Matthieu 27, 5

Jetant alors les pièces d’argent dans le Temple, il se retira et alla se pendre.

Jetant alors les pièces d’argent dans le Temple, il se retira et alla se pendre.
Saint Thomas d'Aquin
2802. Puis le désespoir est présenté. En effet, celui qui désespère des biens temporels ne s’intéresse plus à rien. [Judas] agit ainsi : JETANT ALORS LES PIÈCES DANS LE TEMPLE, IL SE RETIRA (il ne s’intéressait plus à l’argent) ET S’EN ALLA SE PENDRE. On lit ainsi en Ac 1, 18 qu’il se pendit et éclata par le milieu. Et pourquoi ? Origène dit qu’il arrive que le Diable précipite quelqu’un dans le péché, et qu’en lui laissant de l’espace, il veut encore le précipiter dans un autre. C’est ce qu’a voulu éviter l’Apôtre lorsqu’il dit, en 2 Co 2, 7 : De crainte que cet homme-là ne sombre dans une tristesse encore plus grande. Ainsi Judas a-t-il tellement sombré qu’IL S’EN ALLA SE PENDRE. Ps 68, 16 : Que je ne sombre pas dans l’abîme ! Origène rappelle l’opinion de certains qui disaient que, parce que Judas avait entendu parler de la résurrection, il croyait aller au-devant du Christ, et que ce fut la raison pour laquelle il se pendit.

2803. Augustin cherche à savoir quand cela se produisit. Car, si on veut bien examiner la chose, on trouvera difficilement un moment avant la passion où cela aurait pu arriver, car les grands prêtres s’occupèrent toute la journée de la mort du Christ. De même, le jour suivant était le sabbat, et ils n’auraient pas pris d’argent le jour même. C’est pourquoi Augustin semble vouloir dire que cela arriva après la résurrection. Toutefois, on peut dire que, si certains approchèrent Pilate et s’occupèrent de la mort du Christ, certains étaient néanmoins demeurés dans le temple, et c’est à eux que Judas donna les trente deniers.
Louis-Claude Fillion
Ayant jeté les pièces d'argent. La réponse brutale des prêtres mit le comble au désespoir de Judas. Il commence par jeter dans le temple, comme un témoignage contre eux et pour rescinder l'infâme contrat, les trente pièces d'argent qui ont causé sa perte. - Dans le temple. Il est vrai que l'accès de l'enceinte sacrée était réservé exclusivement aux prêtres : mais les laïques pouvaient entrer dans le vestibule du temple, et c'est là sans doute que Judas jeta les trente deniers. Il est possible aussi, comme le conjecturent des auteurs sérieux (Meyer, Alford, Tregelles, Fouard, etc.) que le traître, dans un élan désespéré, ait envahi le Saint pour y lancer les trente deniers.
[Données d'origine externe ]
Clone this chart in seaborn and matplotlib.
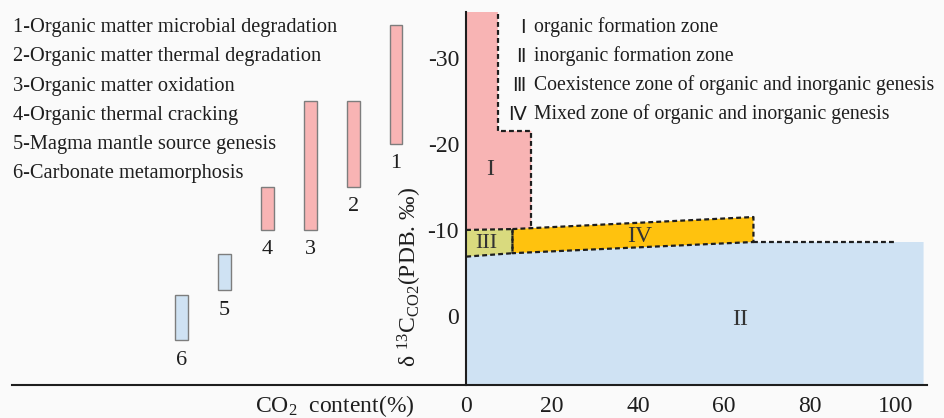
import matplotlib
matplotlib.use("Agg")
import matplotlib.pyplot as plt
import seaborn as sns

# genesis sources of CO2: delta13C ranges (per mil, PDB)
source_ids = ["1", "2", "3", "4", "5", "6"]
source_names = [
    "Organic matter microbial degradation",
    "Organic matter thermal degradation",
    "Organic matter oxidation",
    "Organic thermal cracking",
    "Magma mantle source genesis",
    "Carbonate metamorphosis",
]
source_top = [-33.8, -25.0, -25.0, -15.0, -7.2, -2.5]
source_bottom = [-20.0, -15.0, -10.0, -10.0, -3.0, 2.8]
source_kind = ["organic", "organic", "organic", "organic", "inorganic", "inorganic"]

# genesis zones
zone_numerals = ["Ⅰ", "Ⅱ", "Ⅲ", "Ⅳ"]
zone_names = [
    "organic formation zone",
    "inorganic formation zone",
    "Coexistence zone of organic and inorganic genesis",
    "Mixed zone of organic and inorganic genesis",
]
zone1_x = [0, 7.4, 7.4, 15.2, 15.2, 0]
zone1_y = [-36.0, -36.0, -21.5, -21.5, -10.2, -10.0]
zone2_x = [0, 10.8, 66.9, 106.5, 106.5, 0]
zone2_y = [-6.9, -7.3, -8.6, -8.6, 8.0, 8.0]
zone3_x = [0, 10.8, 10.8, 0]
zone3_y = [-10.0, -10.1, -7.3, -6.9]
zone4_x = [10.8, 66.9, 66.9, 10.8]
zone4_y = [-10.1, -11.5, -8.6, -7.3]
zone2_edge_x = [66.9, 100.0]
zone2_edge_y = [-8.6, -8.6]

x_ticks = [0, 20, 40, 60, 80, 100]
y_ticks = [-30, -20, -10, 0]

sns.set_style("white")
plt.rcParams["font.family"] = ["Liberation Serif", "DejaVu Sans"]
plt.rcParams["mathtext.fontset"] = "custom"
plt.rcParams["mathtext.rm"] = "Liberation Serif"
plt.rcParams["mathtext.it"] = "Liberation Serif:italic"
plt.rcParams["axes.unicode_minus"] = False

colors = {"organic": "#f8b4b4", "inorganic": "#cfe2f3"}
ink = "#1e1e1e"
bg = "#fafafa"

fig = plt.figure(figsize=(9.44, 4.18), dpi=100, facecolor=bg)
ax = fig.add_axes([12 / 944, 33 / 418, 915 / 944, 373 / 418])
ax.set_facecolor(bg)

# zones
ax.fill(zone2_x, zone2_y, color=colors["inorganic"], lw=0, zorder=1)
ax.fill(zone1_x, zone1_y, color=colors["organic"], lw=0, zorder=1)
ax.fill(zone3_x, zone3_y, color="#d9da7e", lw=0, zorder=2)
ax.fill(zone4_x, zone4_y, color="#ffc20e", lw=0, zorder=2)

dash = dict(ls=(0, (2.2, 1.4)), color=ink, lw=1.6, zorder=3)
ax.plot(zone1_x[1:5], zone1_y[1:5], **dash)
ax.plot(zone3_x, zone3_y, **dash)
ax.plot(zone4_x + zone4_x[:1], zone4_y + zone4_y[:1], **dash)
ax.plot(zone2_edge_x, zone2_edge_y, **dash)

ax.text(5.6, -17.0, "I", ha="center", va="center", fontsize=17, color="#333")
ax.text(4.8, -8.4, "III", ha="center", va="center", fontsize=16, color="#333")
ax.text(40.5, -9.2, "IV", ha="center", va="center", fontsize=17, color="#333")
ax.text(63.7, 0.4, "II", ha="center", va="center", fontsize=17, color="#333")

# source range bars on the left
for i, (sid, top, bot, kind) in enumerate(zip(source_ids, source_top, source_bottom, source_kind)):
    xc = -16.3 - 10 * i
    ax.bar(xc, bot - top, bottom=top, width=3.0, color=colors[kind],
           edgecolor="#7d7d7d", lw=1.0, zorder=2)
    ax.text(xc, bot + 2.3, sid, ha="center", va="center", fontsize=16, color=ink)

for i, (sid, name) in enumerate(zip(source_ids, source_names)):
    ax.text(-105.5, -33.5 + 3.4 * i, f"{sid}-{name}", ha="left", va="center",
            fontsize=14.7, color=ink)

for i, (num, name) in enumerate(zip(zone_numerals, zone_names)):
    y = -33.5 + 3.35 * i
    ax.text(13.9, y, num, ha="right", va="center", fontsize=14, color=ink,
            family=["DejaVu Sans", "Noto Sans CJK SC"])
    ax.text(15.8, y, name, ha="left", va="center", fontsize=14.2, color=ink)

# axes
ax.set_xlim(-105.7, 107.3)
ax.set_ylim(8.0, -35.3)
ax.spines["left"].set_position(("data", 0))
ax.spines["top"].set_visible(False)
ax.spines["right"].set_visible(False)
for s in ["left", "bottom"]:
    ax.spines[s].set_color(ink)
    ax.spines[s].set_linewidth(1.5)
    ax.spines[s].set_zorder(4)

ax.set_xticks(x_ticks)
ax.set_xticks([10, 30, 50, 70, 90], minor=True)
ax.set_yticks(y_ticks)
ax.set_yticklabels([str(v) for v in y_ticks])
ax.tick_params(which="both", direction="in", length=6, width=1.3, color=ink)
ax.tick_params(axis="x", labelsize=17, pad=8, labelcolor=ink)
ax.tick_params(axis="y", labelsize=17, pad=5, labelcolor=ink)

ax.set_xlabel("CO$_2$  content(%)", fontsize=17, color=ink)
ax.xaxis.set_label_coords(-30.5, 10.4, transform=ax.transData)
ax.set_ylabel("δ $^{13}$C$_{\\mathrm{CO2}}$(PDB. ‰)", fontsize=17, color=ink)
ax.yaxis.set_label_coords(-13.1, -4.5, transform=ax.transData)
ax.yaxis.label.set_va("center")
ax.xaxis.label.set_va("center")

fig.savefig("out.png", dpi=100, facecolor=bg)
Ensuite il s'en alla, probablement hors de la ville, et il mit fin à ses jours d'une manière honteuse et criminelle. Il se pendit ! Et pourtant on a essayé parfois de donner au verbe une signification figurée. Grotius, Hammond, Perizonius (De Morte Judae, Lugd. Bat. 1702) etc. le traduisent par « mourir de chagrin, se consumer de désespoir » : mais à quoi bon faire ainsi de l'arbitraire pour donner à Judas une mort honorable qu'il n'a pas eue ? D'un autre côté, Origène et Ligthfoot se livrent, quoique en des sens très divers, à tous les écarts d'une imagination ardente lorsqu'ils représentent, le premier, Comm. in Matth. h.l., Judas se précipitant par une mort volontaire dans le séjour des trépassés pour y devancer son Maître, se jeter à ses pieds et implorer sa miséricorde ; le second, le diable saisissant le traître au moment où il sortait du temple, l'enlevant dans les airs et le lançant à terre après l'avoir étranglé. Cf. Hor. Talm. in Matth. in h.l. La réalité ne fut ni si belle, ni si affreuse, quoiqu'il lui reste suffisamment d'horreurs. Les détails cités par S. Pierre dans le discours que nous avons signalé plus haut ne contredisent en rien le récit de l'Évangile. Plusieurs rationalistes (cf. K. Hase, Leben Jesu p. 165) n'hésitent pas à le reconnaître. Toute la différence consiste dans les points de vue divers auxquels se placent les deux narrateurs. Tandis que S. Matthieu insiste davantage sur l'action personnelle de Judas, le prince des Apôtres note surtout l'action de la Providence qui permit qu'une circonstance horrible vint s'ajouter à la mort du traître. Voir Warneccius, de Suspension Judae, ap. Iken, Thesaurus phil.-Theolog. t. 2, p. 304 et ss.